» THE PROBLEM: Search the records below for the word "this" and show every line where it occurs.

-=-=-

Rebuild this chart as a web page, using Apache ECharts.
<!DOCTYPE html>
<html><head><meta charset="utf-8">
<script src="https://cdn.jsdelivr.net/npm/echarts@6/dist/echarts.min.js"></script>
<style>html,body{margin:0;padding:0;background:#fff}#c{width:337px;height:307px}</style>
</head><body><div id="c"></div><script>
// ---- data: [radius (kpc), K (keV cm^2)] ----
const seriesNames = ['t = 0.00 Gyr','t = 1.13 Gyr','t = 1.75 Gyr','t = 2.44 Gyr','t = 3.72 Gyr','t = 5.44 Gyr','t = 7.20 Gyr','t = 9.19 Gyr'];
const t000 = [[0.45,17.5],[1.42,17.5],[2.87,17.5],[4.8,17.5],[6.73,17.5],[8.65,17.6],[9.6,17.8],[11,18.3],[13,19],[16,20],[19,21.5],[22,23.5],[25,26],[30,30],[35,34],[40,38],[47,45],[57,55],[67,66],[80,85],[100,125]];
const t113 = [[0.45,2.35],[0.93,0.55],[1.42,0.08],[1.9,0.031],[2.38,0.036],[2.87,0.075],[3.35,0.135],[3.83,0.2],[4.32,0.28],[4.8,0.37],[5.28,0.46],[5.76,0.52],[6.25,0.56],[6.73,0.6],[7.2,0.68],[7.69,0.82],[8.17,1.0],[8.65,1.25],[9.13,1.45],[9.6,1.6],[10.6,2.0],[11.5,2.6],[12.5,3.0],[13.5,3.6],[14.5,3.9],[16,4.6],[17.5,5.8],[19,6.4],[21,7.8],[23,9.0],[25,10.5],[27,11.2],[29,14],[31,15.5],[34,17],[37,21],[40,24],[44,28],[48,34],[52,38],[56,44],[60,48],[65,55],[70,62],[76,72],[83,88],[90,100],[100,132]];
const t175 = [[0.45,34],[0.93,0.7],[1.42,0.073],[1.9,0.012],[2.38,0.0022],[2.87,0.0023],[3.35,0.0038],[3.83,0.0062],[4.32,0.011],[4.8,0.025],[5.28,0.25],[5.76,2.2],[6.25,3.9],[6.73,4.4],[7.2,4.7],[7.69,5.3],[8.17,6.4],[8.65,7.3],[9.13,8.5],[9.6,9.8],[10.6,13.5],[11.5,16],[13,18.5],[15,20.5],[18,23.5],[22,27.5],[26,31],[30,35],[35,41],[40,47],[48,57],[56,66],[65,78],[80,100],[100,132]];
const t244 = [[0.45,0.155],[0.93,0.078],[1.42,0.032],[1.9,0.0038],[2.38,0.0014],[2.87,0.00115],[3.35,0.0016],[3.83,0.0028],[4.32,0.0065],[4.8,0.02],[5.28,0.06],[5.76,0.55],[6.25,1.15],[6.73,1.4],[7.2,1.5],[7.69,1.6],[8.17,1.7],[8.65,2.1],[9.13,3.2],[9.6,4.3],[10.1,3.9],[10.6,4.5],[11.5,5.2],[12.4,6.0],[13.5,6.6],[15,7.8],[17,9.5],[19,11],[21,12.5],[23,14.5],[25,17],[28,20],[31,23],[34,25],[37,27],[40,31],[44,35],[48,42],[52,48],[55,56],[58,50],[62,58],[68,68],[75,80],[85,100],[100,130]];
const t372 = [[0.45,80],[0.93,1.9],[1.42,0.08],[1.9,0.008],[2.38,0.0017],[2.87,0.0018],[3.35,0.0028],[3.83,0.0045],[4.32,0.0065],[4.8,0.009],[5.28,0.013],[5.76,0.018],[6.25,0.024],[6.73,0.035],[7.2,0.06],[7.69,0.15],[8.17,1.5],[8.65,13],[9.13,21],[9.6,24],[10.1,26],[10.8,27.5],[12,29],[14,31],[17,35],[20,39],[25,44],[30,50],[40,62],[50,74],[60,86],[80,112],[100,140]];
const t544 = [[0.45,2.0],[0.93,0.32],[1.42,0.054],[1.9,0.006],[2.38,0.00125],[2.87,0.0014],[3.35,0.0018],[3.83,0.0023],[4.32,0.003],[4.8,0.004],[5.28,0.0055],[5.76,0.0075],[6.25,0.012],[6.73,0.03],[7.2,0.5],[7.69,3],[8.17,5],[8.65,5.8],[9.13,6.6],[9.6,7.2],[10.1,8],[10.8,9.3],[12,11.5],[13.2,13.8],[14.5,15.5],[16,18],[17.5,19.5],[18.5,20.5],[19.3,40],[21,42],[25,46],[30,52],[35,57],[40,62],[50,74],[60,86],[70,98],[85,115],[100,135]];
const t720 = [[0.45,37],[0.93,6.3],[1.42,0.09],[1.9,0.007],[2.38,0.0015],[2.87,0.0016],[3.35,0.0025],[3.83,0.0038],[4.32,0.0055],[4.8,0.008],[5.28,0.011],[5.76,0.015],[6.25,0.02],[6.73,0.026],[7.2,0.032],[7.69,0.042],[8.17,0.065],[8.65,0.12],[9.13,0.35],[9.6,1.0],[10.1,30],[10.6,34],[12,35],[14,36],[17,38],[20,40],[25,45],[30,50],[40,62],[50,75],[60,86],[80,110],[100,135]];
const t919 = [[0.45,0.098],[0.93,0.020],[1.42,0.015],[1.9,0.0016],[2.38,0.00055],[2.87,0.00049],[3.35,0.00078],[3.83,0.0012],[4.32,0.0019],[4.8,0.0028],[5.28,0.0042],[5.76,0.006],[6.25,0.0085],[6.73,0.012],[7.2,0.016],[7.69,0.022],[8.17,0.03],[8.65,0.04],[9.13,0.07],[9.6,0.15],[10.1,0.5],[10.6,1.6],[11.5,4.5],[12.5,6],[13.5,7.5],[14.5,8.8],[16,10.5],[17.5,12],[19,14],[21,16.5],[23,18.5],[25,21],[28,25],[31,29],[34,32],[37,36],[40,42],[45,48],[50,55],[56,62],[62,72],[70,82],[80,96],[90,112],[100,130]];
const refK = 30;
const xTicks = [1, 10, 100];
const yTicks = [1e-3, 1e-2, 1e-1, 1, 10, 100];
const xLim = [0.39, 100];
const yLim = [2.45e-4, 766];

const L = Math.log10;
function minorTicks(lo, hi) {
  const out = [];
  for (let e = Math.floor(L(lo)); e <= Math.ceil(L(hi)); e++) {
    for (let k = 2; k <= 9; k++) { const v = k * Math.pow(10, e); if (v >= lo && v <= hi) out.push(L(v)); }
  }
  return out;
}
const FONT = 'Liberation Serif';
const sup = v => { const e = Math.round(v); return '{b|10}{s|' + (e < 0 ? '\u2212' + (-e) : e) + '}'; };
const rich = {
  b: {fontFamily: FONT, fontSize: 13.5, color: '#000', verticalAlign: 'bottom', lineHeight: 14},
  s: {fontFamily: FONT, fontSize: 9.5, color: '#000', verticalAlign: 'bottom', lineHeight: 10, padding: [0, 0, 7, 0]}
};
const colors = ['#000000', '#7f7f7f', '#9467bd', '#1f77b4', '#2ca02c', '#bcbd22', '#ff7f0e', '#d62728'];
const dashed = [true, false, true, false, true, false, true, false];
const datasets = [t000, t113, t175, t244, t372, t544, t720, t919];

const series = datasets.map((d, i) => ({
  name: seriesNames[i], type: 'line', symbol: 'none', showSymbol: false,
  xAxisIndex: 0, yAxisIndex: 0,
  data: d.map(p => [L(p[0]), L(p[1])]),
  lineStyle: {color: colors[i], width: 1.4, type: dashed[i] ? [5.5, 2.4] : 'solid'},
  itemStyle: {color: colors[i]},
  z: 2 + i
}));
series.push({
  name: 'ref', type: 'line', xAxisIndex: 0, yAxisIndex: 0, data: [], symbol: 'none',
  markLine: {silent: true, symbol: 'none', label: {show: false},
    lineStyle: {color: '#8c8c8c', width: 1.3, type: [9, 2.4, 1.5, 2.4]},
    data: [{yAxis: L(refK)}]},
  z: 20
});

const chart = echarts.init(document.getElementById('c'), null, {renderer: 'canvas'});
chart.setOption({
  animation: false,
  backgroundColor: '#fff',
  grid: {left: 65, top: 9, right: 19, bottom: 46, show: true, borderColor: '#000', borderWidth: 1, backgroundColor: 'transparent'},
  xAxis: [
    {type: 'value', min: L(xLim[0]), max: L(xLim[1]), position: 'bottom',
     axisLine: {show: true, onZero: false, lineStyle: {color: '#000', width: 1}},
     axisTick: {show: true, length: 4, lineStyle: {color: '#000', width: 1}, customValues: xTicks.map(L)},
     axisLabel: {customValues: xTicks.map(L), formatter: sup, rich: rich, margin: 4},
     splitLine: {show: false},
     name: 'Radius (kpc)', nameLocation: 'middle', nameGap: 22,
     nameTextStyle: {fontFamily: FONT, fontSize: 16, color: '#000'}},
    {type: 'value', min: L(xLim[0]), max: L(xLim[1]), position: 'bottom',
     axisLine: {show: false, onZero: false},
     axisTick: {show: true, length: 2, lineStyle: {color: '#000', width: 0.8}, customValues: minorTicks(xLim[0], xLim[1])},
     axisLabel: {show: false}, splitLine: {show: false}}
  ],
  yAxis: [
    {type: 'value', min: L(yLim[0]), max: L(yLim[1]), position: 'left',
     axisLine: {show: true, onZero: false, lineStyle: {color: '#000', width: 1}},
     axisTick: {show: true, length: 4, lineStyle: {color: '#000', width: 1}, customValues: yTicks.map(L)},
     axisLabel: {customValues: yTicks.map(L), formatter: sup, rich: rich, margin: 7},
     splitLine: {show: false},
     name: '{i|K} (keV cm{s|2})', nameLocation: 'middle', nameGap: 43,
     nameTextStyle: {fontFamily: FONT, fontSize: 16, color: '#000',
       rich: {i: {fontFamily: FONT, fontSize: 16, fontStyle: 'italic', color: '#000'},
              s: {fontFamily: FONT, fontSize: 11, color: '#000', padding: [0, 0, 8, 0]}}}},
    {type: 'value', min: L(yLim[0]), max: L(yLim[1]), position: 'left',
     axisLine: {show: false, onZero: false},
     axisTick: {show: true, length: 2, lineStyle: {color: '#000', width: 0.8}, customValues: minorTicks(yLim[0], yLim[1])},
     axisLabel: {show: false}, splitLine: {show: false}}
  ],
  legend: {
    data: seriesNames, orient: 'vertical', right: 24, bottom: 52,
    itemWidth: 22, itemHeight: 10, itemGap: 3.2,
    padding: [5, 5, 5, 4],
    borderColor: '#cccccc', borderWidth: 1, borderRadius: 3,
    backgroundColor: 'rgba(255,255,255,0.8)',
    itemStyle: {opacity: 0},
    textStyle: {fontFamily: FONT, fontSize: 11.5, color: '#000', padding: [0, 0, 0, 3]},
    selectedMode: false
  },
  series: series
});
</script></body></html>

-=-=-

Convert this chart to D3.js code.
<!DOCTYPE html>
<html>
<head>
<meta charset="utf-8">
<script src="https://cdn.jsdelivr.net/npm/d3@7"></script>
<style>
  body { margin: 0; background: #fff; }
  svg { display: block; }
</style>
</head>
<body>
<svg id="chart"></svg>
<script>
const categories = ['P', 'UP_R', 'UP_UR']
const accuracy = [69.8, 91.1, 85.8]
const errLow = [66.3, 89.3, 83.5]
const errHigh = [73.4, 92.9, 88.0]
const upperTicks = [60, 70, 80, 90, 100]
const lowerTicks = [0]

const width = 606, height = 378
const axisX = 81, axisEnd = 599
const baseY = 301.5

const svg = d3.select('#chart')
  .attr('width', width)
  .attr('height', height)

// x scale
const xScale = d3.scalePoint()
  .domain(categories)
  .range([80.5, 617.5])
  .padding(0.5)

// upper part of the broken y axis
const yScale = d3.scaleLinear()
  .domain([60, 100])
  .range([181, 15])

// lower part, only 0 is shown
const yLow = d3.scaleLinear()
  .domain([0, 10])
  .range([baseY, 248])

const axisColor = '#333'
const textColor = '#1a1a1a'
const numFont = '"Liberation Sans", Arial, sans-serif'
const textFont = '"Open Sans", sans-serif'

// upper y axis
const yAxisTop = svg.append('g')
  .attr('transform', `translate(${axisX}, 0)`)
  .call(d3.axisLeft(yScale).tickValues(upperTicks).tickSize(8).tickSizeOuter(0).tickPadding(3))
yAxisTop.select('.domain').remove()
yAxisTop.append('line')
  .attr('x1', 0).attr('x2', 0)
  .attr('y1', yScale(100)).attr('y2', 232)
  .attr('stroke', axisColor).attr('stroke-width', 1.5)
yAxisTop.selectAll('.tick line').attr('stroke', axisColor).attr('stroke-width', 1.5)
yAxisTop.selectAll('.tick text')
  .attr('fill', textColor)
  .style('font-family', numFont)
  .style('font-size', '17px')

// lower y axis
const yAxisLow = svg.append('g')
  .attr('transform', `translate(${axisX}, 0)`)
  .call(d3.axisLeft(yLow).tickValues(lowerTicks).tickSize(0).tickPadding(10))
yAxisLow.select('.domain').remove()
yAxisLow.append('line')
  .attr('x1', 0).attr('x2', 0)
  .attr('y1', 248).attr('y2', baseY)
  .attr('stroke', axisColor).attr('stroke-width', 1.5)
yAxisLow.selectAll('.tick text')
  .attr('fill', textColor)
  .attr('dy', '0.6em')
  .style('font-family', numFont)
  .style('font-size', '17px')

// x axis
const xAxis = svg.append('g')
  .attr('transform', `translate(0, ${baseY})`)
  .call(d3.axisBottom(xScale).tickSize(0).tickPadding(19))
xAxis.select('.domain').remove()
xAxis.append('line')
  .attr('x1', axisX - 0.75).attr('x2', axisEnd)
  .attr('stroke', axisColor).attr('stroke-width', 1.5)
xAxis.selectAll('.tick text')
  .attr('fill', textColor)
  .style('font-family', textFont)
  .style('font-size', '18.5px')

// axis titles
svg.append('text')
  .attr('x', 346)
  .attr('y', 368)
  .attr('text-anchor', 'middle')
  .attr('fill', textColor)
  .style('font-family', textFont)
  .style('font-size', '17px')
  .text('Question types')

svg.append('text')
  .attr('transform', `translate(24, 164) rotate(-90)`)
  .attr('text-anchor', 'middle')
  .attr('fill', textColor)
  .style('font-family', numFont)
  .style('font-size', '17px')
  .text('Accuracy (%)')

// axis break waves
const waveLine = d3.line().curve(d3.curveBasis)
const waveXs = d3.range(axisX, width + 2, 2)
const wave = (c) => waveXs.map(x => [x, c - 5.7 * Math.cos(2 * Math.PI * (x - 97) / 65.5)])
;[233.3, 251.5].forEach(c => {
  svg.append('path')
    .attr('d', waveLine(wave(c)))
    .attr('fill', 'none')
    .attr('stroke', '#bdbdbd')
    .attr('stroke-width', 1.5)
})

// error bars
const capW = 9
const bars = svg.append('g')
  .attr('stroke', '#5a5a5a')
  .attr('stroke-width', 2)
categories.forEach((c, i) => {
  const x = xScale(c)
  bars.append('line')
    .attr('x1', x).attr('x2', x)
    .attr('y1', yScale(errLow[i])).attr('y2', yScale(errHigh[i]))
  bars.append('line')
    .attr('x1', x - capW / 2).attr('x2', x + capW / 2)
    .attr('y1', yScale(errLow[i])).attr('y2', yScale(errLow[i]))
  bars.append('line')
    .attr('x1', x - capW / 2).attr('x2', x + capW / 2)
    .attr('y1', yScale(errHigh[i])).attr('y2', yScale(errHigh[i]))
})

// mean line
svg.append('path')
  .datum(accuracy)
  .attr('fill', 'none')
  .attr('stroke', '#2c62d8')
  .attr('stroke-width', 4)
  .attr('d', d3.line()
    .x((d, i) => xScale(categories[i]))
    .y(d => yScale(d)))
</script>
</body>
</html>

-=-=-

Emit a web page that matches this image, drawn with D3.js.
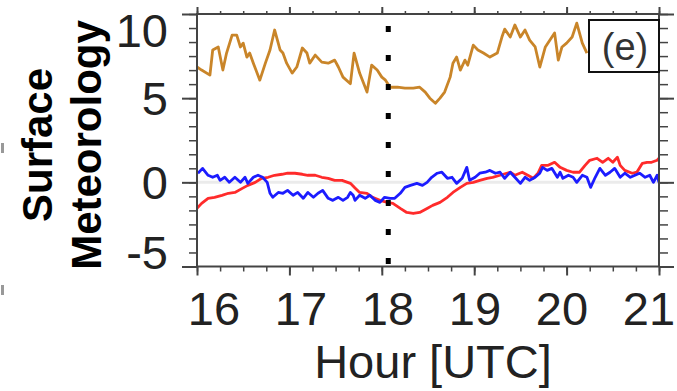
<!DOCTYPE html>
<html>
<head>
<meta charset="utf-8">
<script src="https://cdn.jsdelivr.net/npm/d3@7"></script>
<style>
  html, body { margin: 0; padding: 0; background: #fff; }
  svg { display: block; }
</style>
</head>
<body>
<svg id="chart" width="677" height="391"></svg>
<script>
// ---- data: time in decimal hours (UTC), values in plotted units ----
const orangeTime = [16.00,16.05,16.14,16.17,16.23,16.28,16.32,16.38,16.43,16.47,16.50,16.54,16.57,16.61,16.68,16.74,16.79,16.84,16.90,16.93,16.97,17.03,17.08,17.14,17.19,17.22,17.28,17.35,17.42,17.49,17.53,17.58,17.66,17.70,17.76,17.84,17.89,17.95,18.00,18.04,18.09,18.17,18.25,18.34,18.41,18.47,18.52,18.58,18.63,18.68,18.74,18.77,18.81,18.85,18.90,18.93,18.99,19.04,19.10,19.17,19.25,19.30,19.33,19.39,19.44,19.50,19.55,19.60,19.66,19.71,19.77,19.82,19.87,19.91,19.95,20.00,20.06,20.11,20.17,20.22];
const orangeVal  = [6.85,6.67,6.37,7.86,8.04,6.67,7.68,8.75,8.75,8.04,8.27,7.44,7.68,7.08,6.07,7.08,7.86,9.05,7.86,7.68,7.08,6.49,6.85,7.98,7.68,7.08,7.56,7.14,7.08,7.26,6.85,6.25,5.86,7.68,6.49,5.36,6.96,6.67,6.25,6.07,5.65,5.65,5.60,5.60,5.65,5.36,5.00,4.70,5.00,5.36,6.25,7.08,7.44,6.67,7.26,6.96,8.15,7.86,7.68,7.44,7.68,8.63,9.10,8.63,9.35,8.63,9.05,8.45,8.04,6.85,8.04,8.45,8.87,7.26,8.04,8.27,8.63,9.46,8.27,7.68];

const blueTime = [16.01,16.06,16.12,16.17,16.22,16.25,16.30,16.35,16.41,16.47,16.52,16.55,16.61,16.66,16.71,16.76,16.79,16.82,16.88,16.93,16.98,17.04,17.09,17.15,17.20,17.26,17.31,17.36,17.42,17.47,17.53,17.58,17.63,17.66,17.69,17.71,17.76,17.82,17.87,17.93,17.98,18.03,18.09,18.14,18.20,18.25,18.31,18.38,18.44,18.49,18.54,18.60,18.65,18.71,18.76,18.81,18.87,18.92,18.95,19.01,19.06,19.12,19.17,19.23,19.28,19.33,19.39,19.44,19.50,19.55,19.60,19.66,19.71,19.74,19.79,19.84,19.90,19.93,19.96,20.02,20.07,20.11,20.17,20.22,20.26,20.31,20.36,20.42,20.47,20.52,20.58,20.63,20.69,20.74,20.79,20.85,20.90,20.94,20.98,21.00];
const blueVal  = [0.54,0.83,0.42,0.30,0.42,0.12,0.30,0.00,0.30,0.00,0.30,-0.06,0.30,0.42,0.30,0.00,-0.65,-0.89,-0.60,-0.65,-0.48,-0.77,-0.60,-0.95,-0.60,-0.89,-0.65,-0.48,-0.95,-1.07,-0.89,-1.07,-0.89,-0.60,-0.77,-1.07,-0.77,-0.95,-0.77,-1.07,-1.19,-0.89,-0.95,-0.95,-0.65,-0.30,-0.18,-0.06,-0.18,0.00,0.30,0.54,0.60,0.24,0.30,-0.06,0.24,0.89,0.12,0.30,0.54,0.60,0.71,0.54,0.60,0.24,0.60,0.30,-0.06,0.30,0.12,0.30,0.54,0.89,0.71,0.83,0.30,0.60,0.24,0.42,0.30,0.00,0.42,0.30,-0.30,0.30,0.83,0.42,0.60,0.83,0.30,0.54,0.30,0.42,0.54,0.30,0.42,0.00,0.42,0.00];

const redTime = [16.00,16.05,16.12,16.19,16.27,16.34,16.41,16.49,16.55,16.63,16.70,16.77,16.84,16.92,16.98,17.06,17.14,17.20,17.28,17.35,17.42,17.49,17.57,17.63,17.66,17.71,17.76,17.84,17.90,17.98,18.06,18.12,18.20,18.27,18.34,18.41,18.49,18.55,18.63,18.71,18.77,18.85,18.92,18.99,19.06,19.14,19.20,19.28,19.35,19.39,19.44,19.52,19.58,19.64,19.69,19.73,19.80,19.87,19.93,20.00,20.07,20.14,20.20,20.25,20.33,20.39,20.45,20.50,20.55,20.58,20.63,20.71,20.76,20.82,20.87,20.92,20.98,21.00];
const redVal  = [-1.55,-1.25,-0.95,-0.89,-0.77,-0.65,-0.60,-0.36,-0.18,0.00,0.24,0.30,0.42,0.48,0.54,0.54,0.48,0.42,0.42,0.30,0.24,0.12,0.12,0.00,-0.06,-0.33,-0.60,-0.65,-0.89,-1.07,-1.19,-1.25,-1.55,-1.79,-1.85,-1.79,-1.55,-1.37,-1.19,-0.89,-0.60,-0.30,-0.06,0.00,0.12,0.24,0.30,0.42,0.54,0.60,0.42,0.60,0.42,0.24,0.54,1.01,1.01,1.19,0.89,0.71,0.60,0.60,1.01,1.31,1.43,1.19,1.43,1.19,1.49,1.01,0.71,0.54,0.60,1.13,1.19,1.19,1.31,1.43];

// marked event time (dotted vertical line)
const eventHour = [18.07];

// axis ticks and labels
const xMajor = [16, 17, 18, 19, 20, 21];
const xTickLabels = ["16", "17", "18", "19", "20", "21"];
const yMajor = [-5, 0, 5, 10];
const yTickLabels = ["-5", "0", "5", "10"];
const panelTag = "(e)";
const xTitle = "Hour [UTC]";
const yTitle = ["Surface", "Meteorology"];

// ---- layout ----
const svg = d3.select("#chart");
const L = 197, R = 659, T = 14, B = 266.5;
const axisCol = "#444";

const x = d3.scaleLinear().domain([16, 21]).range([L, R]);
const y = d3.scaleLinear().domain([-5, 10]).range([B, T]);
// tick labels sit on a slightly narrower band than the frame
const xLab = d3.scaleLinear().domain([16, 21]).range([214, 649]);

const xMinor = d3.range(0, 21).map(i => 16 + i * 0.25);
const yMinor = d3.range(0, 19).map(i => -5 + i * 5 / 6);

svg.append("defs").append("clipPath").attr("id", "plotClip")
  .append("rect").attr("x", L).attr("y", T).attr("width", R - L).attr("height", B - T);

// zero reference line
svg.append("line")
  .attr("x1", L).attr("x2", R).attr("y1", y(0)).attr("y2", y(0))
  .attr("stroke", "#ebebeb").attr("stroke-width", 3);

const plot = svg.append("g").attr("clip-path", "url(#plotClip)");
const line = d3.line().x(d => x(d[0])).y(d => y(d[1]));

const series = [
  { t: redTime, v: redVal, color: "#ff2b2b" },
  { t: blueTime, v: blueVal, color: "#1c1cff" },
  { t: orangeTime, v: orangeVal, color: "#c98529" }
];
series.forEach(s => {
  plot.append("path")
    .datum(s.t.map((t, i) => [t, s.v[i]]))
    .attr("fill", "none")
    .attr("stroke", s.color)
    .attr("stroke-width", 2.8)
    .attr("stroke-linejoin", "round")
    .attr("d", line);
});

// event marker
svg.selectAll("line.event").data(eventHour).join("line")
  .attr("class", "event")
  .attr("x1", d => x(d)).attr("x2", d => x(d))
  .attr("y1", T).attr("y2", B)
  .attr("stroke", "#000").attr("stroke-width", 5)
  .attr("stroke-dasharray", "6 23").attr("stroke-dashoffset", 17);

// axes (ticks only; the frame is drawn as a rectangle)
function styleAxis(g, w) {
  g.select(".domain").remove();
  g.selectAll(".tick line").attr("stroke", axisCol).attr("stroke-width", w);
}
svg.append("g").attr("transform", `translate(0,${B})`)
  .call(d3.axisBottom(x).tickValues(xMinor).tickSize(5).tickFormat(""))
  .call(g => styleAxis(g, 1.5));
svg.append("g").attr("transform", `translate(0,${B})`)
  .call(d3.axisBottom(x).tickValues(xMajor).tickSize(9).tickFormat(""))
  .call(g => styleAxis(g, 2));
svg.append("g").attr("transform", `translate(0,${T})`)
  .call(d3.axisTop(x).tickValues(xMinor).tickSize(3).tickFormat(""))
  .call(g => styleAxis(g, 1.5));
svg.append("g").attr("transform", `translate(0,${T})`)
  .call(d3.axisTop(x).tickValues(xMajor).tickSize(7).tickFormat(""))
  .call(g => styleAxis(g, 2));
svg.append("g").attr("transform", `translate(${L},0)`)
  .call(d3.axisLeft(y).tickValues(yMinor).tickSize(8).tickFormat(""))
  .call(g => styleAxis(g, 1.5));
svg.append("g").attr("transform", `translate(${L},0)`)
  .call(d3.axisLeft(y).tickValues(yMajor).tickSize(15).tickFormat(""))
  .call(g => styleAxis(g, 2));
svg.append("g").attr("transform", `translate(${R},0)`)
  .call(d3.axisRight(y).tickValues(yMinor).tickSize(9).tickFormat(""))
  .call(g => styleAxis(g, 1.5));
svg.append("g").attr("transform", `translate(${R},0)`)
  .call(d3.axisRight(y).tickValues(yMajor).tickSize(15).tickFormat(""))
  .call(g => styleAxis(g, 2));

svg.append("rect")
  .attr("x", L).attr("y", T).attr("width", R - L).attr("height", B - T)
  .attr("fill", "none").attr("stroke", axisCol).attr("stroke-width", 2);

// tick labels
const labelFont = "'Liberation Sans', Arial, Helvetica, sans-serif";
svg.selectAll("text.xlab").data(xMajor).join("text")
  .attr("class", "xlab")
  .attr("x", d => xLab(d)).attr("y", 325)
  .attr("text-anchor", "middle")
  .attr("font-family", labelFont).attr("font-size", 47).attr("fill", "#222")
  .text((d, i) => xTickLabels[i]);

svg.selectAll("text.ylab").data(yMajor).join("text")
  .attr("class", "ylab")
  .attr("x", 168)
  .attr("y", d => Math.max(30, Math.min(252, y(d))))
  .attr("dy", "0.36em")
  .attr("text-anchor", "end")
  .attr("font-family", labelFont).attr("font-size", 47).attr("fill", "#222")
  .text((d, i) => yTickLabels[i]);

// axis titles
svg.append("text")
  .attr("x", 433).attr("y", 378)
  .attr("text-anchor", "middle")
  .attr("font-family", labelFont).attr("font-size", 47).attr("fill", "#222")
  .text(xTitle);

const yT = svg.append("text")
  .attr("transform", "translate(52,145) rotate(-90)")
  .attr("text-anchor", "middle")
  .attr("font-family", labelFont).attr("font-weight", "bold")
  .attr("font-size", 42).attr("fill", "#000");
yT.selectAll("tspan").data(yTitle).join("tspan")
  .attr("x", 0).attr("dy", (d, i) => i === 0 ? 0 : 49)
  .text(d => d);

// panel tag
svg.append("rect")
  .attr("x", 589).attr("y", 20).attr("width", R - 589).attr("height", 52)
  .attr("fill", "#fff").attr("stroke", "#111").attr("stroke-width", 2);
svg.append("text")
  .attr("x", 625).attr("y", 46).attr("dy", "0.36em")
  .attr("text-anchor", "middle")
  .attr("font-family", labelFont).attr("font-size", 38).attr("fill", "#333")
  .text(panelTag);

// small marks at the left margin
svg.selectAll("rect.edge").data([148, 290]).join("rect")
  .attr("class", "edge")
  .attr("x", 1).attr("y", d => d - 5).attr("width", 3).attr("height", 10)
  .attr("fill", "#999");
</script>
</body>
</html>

-=-=-

» ANSWER TO THE EXERCISE:
Rebuild this chart as a web page, using Apache ECharts.
Convert this chart to D3.js code.
Emit a web page that matches this image, drawn with D3.js.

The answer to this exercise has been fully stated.